TASK GOAL: Copy each line exactly. Drop every picture.

──────── RECORDED INFORMATION ────────

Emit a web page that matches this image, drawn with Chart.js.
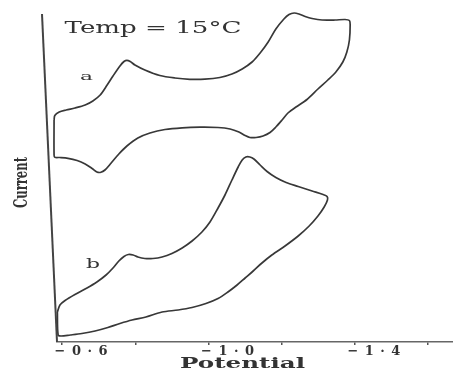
<!DOCTYPE html>
<html>
<head>
<meta charset="utf-8">
<script src="https://cdn.jsdelivr.net/npm/chart.js@4.4.1/dist/chart.umd.min.js"></script>
<style>
  html, body { margin: 0; padding: 0; background: #fff; }
  #cv { display: block; }
</style>
</head>
<body>
<canvas id="cv" width="453" height="372"></canvas>
<script>
// Cyclic voltammograms at 15 °C, traces a and b (current in arbitrary units)
var aPotential = [-0.578, -0.580, -0.592, -0.611, -0.635, -0.663, -0.684, -0.704, -0.723, -0.739,
    -0.758, -0.769, -0.777, -0.786, -0.799, -0.826, -0.867, -0.908, -0.949, -0.990,
    -1.031, -1.064, -1.092, -1.119, -1.141, -1.163, -1.184, -1.206, -1.220, -1.234,
    -1.247, -1.264, -1.283, -1.310, -1.346, -1.373, -1.385, -1.387, -1.385, -1.378,
    -1.367, -1.348, -1.326, -1.299, -1.269, -1.239, -1.217, -1.201, -1.184, -1.168,
    -1.149, -1.130, -1.113, -1.100, -1.083, -1.059, -1.026, -0.977, -0.928, -0.881,
    -0.840, -0.807, -0.777, -0.755, -0.734, -0.717, -0.706, -0.695, -0.682, -0.663,
    -0.641, -0.616, -0.594, -0.580, -0.578, -0.578];
var aCurrent = [22.2, 22.65, 23.0, 23.2, 23.4, 23.7, 24.1, 24.7, 25.7, 26.6,
    27.6, 28.05, 28.17, 28.05, 27.7, 27.2, 26.65, 26.4, 26.27, 26.28,
    26.45, 26.8, 27.3, 28.0, 28.9, 30.0, 31.3, 32.3, 32.75, 32.9,
    32.8, 32.55, 32.35, 32.2, 32.2, 32.25, 32.15, 31.7, 30.2, 29.0,
    28.0, 27.0, 26.2, 25.3, 24.25, 23.5, 22.9, 22.2, 21.5, 20.95,
    20.6, 20.45, 20.45, 20.65, 21.0, 21.3, 21.45, 21.48, 21.42, 21.25,
    20.9, 20.4, 19.6, 18.8, 17.9, 17.2, 16.97, 17.0, 17.35, 17.8,
    18.15, 18.37, 18.45, 18.47, 18.7, 22.2];

var bPotential = [-0.587, -0.594, -0.608, -0.635, -0.668, -0.695, -0.720, -0.739, -0.755, -0.769,
    -0.781, -0.794, -0.807, -0.826, -0.848, -0.873, -0.900, -0.928, -0.955, -0.982,
    -1.004, -1.026, -1.045, -1.064, -1.081, -1.092, -1.102, -1.113, -1.124, -1.141,
    -1.160, -1.184, -1.212, -1.245, -1.283, -1.313, -1.324, -1.325, -1.316, -1.299,
    -1.275, -1.245, -1.209, -1.173, -1.146, -1.122, -1.100, -1.078, -1.053, -1.026,
    -0.993, -0.955, -0.917, -0.873, -0.829, -0.791, -0.758, -0.725, -0.690, -0.654,
    -0.622, -0.597, -0.589, -0.587];
var bCurrent = [3.0, 3.7, 4.15, 4.75, 5.4, 6.0, 6.7, 7.4, 8.1, 8.55,
    8.75, 8.7, 8.5, 8.35, 8.35, 8.5, 8.85, 9.4, 10.1, 11.0,
    12.0, 13.4, 14.7, 16.2, 17.5, 18.2, 18.5, 18.5, 18.3, 17.7,
    17.05, 16.45, 15.95, 15.55, 15.1, 14.75, 14.55, 14.2, 13.5, 12.6,
    11.6, 10.6, 9.6, 8.7, 7.9, 7.1, 6.4, 5.7, 5.0, 4.35,
    3.85, 3.45, 3.2, 3.0, 2.5, 2.2, 1.85, 1.45, 1.1, 0.85,
    0.7, 0.6, 0.7, 3.0];

var tickValues = [-0.6, -0.8, -1.0, -1.2, -1.4, -1.6];
var tickLabels = ['\u2212\u20020\u2002\u00b7\u20026', '', '\u2212\u20021\u2002\u00b7\u20020', '',
    '\u2212\u20021\u2002\u00b7\u20024', ''];

var INK = '#383838';

function toPoints(xs, ys) {
    return xs.map(function (x, i) { return { x: x, y: ys[i] }; });
}

// draws text squeezed/stretched horizontally to a given width
function fitText(ctx, text, cx, base, width, cap, weight, angle) {
    var size = cap / 0.73;
    ctx.save();
    ctx.font = weight + ' ' + size.toFixed(1) + 'px "DejaVu Serif", serif';
    var w = ctx.measureText(text).width;
    ctx.translate(cx, base);
    if (angle) ctx.rotate(angle);
    ctx.scale(width / w, 1);
    ctx.fillStyle = '#333';
    ctx.textAlign = 'center';
    ctx.textBaseline = 'alphabetic';
    ctx.fillText(text, 0, 0);
    ctx.restore();
}

var sketchPlugin = {
    id: 'sketchAxis',
    afterDraw: function (chart) {
        var ctx = chart.ctx;
        var area = chart.chartArea;

        // slightly leaning current axis
        ctx.save();
        ctx.strokeStyle = '#444';
        ctx.lineWidth = 2;
        ctx.beginPath();
        ctx.moveTo(area.left - 15, area.top + 2);
        ctx.lineTo(area.left, area.bottom);
        ctx.stroke();
        ctx.restore();

        fitText(ctx, 'Temp = 15\u00b0C', 153, 33, 177, 11.5, 'normal');
        fitText(ctx, 'a', 86.5, 80, 13, 8, 'normal');
        fitText(ctx, 'b', 93, 268, 14, 10, 'normal');
        fitText(ctx, 'Current', 27, 182.5, 51, 14, 'bold', -Math.PI / 2);
        fitText(ctx, 'Potential', 242.5, 368, 125, 11, 'bold');
    }
};

new Chart(document.getElementById('cv').getContext('2d'), {
    type: 'scatter',
    data: {
        datasets: [
            {
                label: 'a',
                data: toPoints(aPotential, aCurrent),
                showLine: true,
                borderColor: INK,
                borderWidth: 1.7,
                pointRadius: 0,
                tension: 0.3,
                clip: false
            },
            {
                label: 'b',
                data: toPoints(bPotential, bCurrent),
                showLine: true,
                borderColor: INK,
                borderWidth: 1.7,
                pointRadius: 0,
                tension: 0.3,
                clip: false
            }
        ]
    },
    options: {
        responsive: false,
        animation: false,
        devicePixelRatio: 1,
        layout: { padding: { left: 57, right: 0, top: 12, bottom: 0 } },
        plugins: {
            legend: { display: false },
            tooltip: { enabled: false }
        },
        scales: {
            x: {
                type: 'linear',
                reverse: true,
                min: -1.668,
                max: -0.586,
                afterBuildTicks: function (scale) {
                    scale.ticks = tickValues.map(function (v) { return { value: v }; });
                },
                afterFit: function (scale) { scale.height = 30; },
                border: { display: true, color: '#666', width: 1.5 },
                grid: {
                    drawOnChartArea: false,
                    drawTicks: true,
                    tickLength: 3,
                    color: '#555',
                    lineWidth: 1.5
                },
                ticks: {
                    autoSkip: false,
                    maxRotation: 0,
                    padding: -1,
                    labelOffset: 19,
                    color: '#333',
                    font: { family: '"DejaVu Serif", serif', size: 13, weight: 'bold' },
                    callback: function (value, index) { return tickLabels[index]; }
                }
            },
            y: {
                display: false,
                min: 0,
                max: 33
            }
        }
    },
    plugins: [sketchPlugin]
});
</script>
</body>
</html>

────────

THE RESULT:
Emit a web page that matches this image, drawn with Chart.js.
<!DOCTYPE html>
<html>
<head>
<meta charset="utf-8">
<script src="https://cdn.jsdelivr.net/npm/chart.js@4.4.1/dist/chart.umd.min.js"></script>
<style>
  html, body { margin: 0; padding: 0; background: #fff; }
  #cv { display: block; }
</style>
</head>
<body>
<canvas id="cv" width="453" height="372"></canvas>
<script>
// Cyclic voltammograms at 15 °C, traces a and b (current in arbitrary units)
var aPotential = [-0.578, -0.580, -0.592, -0.611, -0.635, -0.663, -0.684, -0.704, -0.723, -0.739,
    -0.758, -0.769, -0.777, -0.786, -0.799, -0.826, -0.867, -0.908, -0.949, -0.990,
    -1.031, -1.064, -1.092, -1.119, -1.141, -1.163, -1.184, -1.206, -1.220, -1.234,
    -1.247, -1.264, -1.283, -1.310, -1.346, -1.373, -1.385, -1.387, -1.385, -1.378,
    -1.367, -1.348, -1.326, -1.299, -1.269, -1.239, -1.217, -1.201, -1.184, -1.168,
    -1.149, -1.130, -1.113, -1.100, -1.083, -1.059, -1.026, -0.977, -0.928, -0.881,
    -0.840, -0.807, -0.777, -0.755, -0.734, -0.717, -0.706, -0.695, -0.682, -0.663,
    -0.641, -0.616, -0.594, -0.580, -0.578, -0.578];
var aCurrent = [22.2, 22.65, 23.0, 23.2, 23.4, 23.7, 24.1, 24.7, 25.7, 26.6,
    27.6, 28.05, 28.17, 28.05, 27.7, 27.2, 26.65, 26.4, 26.27, 26.28,
    26.45, 26.8, 27.3, 28.0, 28.9, 30.0, 31.3, 32.3, 32.75, 32.9,
    32.8, 32.55, 32.35, 32.2, 32.2, 32.25, 32.15, 31.7, 30.2, 29.0,
    28.0, 27.0, 26.2, 25.3, 24.25, 23.5, 22.9, 22.2, 21.5, 20.95,
    20.6, 20.45, 20.45, 20.65, 21.0, 21.3, 21.45, 21.48, 21.42, 21.25,
    20.9, 20.4, 19.6, 18.8, 17.9, 17.2, 16.97, 17.0, 17.35, 17.8,
    18.15, 18.37, 18.45, 18.47, 18.7, 22.2];

var bPotential = [-0.587, -0.594, -0.608, -0.635, -0.668, -0.695, -0.720, -0.739, -0.755, -0.769,
    -0.781, -0.794, -0.807, -0.826, -0.848, -0.873, -0.900, -0.928, -0.955, -0.982,
    -1.004, -1.026, -1.045, -1.064, -1.081, -1.092, -1.102, -1.113, -1.124, -1.141,
    -1.160, -1.184, -1.212, -1.245, -1.283, -1.313, -1.324, -1.325, -1.316, -1.299,
    -1.275, -1.245, -1.209, -1.173, -1.146, -1.122, -1.100, -1.078, -1.053, -1.026,
    -0.993, -0.955, -0.917, -0.873, -0.829, -0.791, -0.758, -0.725, -0.690, -0.654,
    -0.622, -0.597, -0.589, -0.587];
var bCurrent = [3.0, 3.7, 4.15, 4.75, 5.4, 6.0, 6.7, 7.4, 8.1, 8.55,
    8.75, 8.7, 8.5, 8.35, 8.35, 8.5, 8.85, 9.4, 10.1, 11.0,
    12.0, 13.4, 14.7, 16.2, 17.5, 18.2, 18.5, 18.5, 18.3, 17.7,
    17.05, 16.45, 15.95, 15.55, 15.1, 14.75, 14.55, 14.2, 13.5, 12.6,
    11.6, 10.6, 9.6, 8.7, 7.9, 7.1, 6.4, 5.7, 5.0, 4.35,
    3.85, 3.45, 3.2, 3.0, 2.5, 2.2, 1.85, 1.45, 1.1, 0.85,
    0.7, 0.6, 0.7, 3.0];

var tickValues = [-0.6, -0.8, -1.0, -1.2, -1.4, -1.6];
var tickLabels = ['\u2212\u20020\u2002\u00b7\u20026', '', '\u2212\u20021\u2002\u00b7\u20020', '',
    '\u2212\u20021\u2002\u00b7\u20024', ''];

var INK = '#383838';

function toPoints(xs, ys) {
    return xs.map(function (x, i) { return { x: x, y: ys[i] }; });
}

// draws text squeezed/stretched horizontally to a given width
function fitText(ctx, text, cx, base, width, cap, weight, angle) {
    var size = cap / 0.73;
    ctx.save();
    ctx.font = weight + ' ' + size.toFixed(1) + 'px "DejaVu Serif", serif';
    var w = ctx.measureText(text).width;
    ctx.translate(cx, base);
    if (angle) ctx.rotate(angle);
    ctx.scale(width / w, 1);
    ctx.fillStyle = '#333';
    ctx.textAlign = 'center';
    ctx.textBaseline = 'alphabetic';
    ctx.fillText(text, 0, 0);
    ctx.restore();
}

var sketchPlugin = {
    id: 'sketchAxis',
    afterDraw: function (chart) {
        var ctx = chart.ctx;
        var area = chart.chartArea;

        // slightly leaning current axis
        ctx.save();
        ctx.strokeStyle = '#444';
        ctx.lineWidth = 2;
        ctx.beginPath();
        ctx.moveTo(area.left - 15, area.top + 2);
        ctx.lineTo(area.left, area.bottom);
        ctx.stroke();
        ctx.restore();

        fitText(ctx, 'Temp = 15\u00b0C', 153, 33, 177, 11.5, 'normal');
        fitText(ctx, 'a', 86.5, 80, 13, 8, 'normal');
        fitText(ctx, 'b', 93, 268, 14, 10, 'normal');
        fitText(ctx, 'Current', 27, 182.5, 51, 14, 'bold', -Math.PI / 2);
        fitText(ctx, 'Potential', 242.5, 368, 125, 11, 'bold');
    }
};

new Chart(document.getElementById('cv').getContext('2d'), {
    type: 'scatter',
    data: {
        datasets: [
            {
                label: 'a',
                data: toPoints(aPotential, aCurrent),
                showLine: true,
                borderColor: INK,
                borderWidth: 1.7,
                pointRadius: 0,
                tension: 0.3,
                clip: false
            },
            {
                label: 'b',
                data: toPoints(bPotential, bCurrent),
                showLine: true,
                borderColor: INK,
                borderWidth: 1.7,
                pointRadius: 0,
                tension: 0.3,
                clip: false
            }
        ]
    },
    options: {
        responsive: false,
        animation: false,
        devicePixelRatio: 1,
        layout: { padding: { left: 57, right: 0, top: 12, bottom: 0 } },
        plugins: {
            legend: { display: false },
            tooltip: { enabled: false }
        },
        scales: {
            x: {
                type: 'linear',
                reverse: true,
                min: -1.668,
                max: -0.586,
                afterBuildTicks: function (scale) {
                    scale.ticks = tickValues.map(function (v) { return { value: v }; });
                },
                afterFit: function (scale) { scale.height = 30; },
                border: { display: true, color: '#666', width: 1.5 },
                grid: {
                    drawOnChartArea: false,
                    drawTicks: true,
                    tickLength: 3,
                    color: '#555',
                    lineWidth: 1.5
                },
                ticks: {
                    autoSkip: false,
                    maxRotation: 0,
                    padding: -1,
                    labelOffset: 19,
                    color: '#333',
                    font: { family: '"DejaVu Serif", serif', size: 13, weight: 'bold' },
                    callback: function (value, index) { return tickLabels[index]; }
                }
            },
            y: {
                display: false,
                min: 0,
                max: 33
            }
        }
    },
    plugins: [sketchPlugin]
});
</script>
</body>
</html>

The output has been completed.